There are basically two types of big budget studio-made PC game. The AAA singleplayer or multiplayer game, and the MMO. In some rare cases, the studio will hold over a big proportion of the budget to provide post release supprot to encourage continued playing of the non MMO game. The best examples of these are clearly Team Fortress 2 and Galactic Civilisations. Both games have had tons of post-release add-ons and support and patches. I think they may even rival GSB. (I’m only half kidding, GSB has had 47 post release improvement patches).
The majority of gamers, commentators and critics would describe this trend as being a “good thing”. I agree, I find it awesome. As games visual fidelity improves, and the rate of the improvement slows, we are increasingly finding that a four or even 6 year old fgame is perfectly playable, without cringing. I have recently become re-addicted to Call of Duty 2 multiplayer, and it’s a relief to see some people still playing that game everyday, enough for a decent game when I feel like it.
The problem with the ‘ongoing, maybe never-ending post-release support’ thing, is that it costs money. Valve are treating TF2 as their internal business test-bed, so sales are fairly irrelevant to them, but stardock can only pump money into GalCiv, or Elemental, until the money runs out. Paying a whole studfio with offices and pensions costs a lot of money.
And here is where I think it gets interesting. Take indie games like Minecraft or… GSB for example. Minecraft has made enough money to buy the moon, so it’s already achieved what I’m thinking of. GSB hasn’t done so yet. But the interesting thing is that, in theory, if GSB could break through it’s current threshold to have a high enough level of ongoing sales over time, it *could* become a permenantly supported and expanded and improved game. Effectively an MMO without the fees. Paying just my wages is far cheaper than an entire studio. Massively cheaper.
This is a bit of a pipe dream, but when you think about, you’ll see how it explains a lot of what I’ve been doing. There have been 4 expansion packs, and a campaign expansion is coming soon. The existing expansions don’t bring in buckets of money, but they do keep the game in the news and in the minds of gamers, and help it to continue selling.

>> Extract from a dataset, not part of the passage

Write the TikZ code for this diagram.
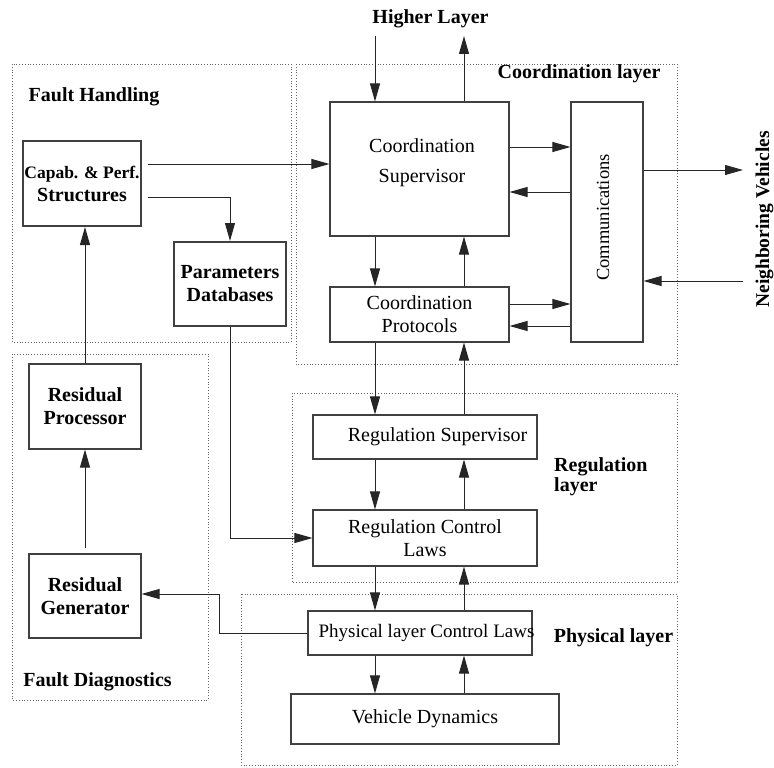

If I was to publish daily sales figures, you would see them as laughable next to minecraft, but I don’t need $100,000 a day to keep working on GSB. I don’t even need 1% of that.
The likliehood is that the campaign will make *some* money, and hopefully tide me over for a while as I get stuck into my top secret next game. But in theory, if I could propel it slightly higher, could there be another year of continual improvements to GSB? The game could become truly awesome over that time. It’s not like there aren’t 500 new ideas for stuff to improve the game. Hmmmm.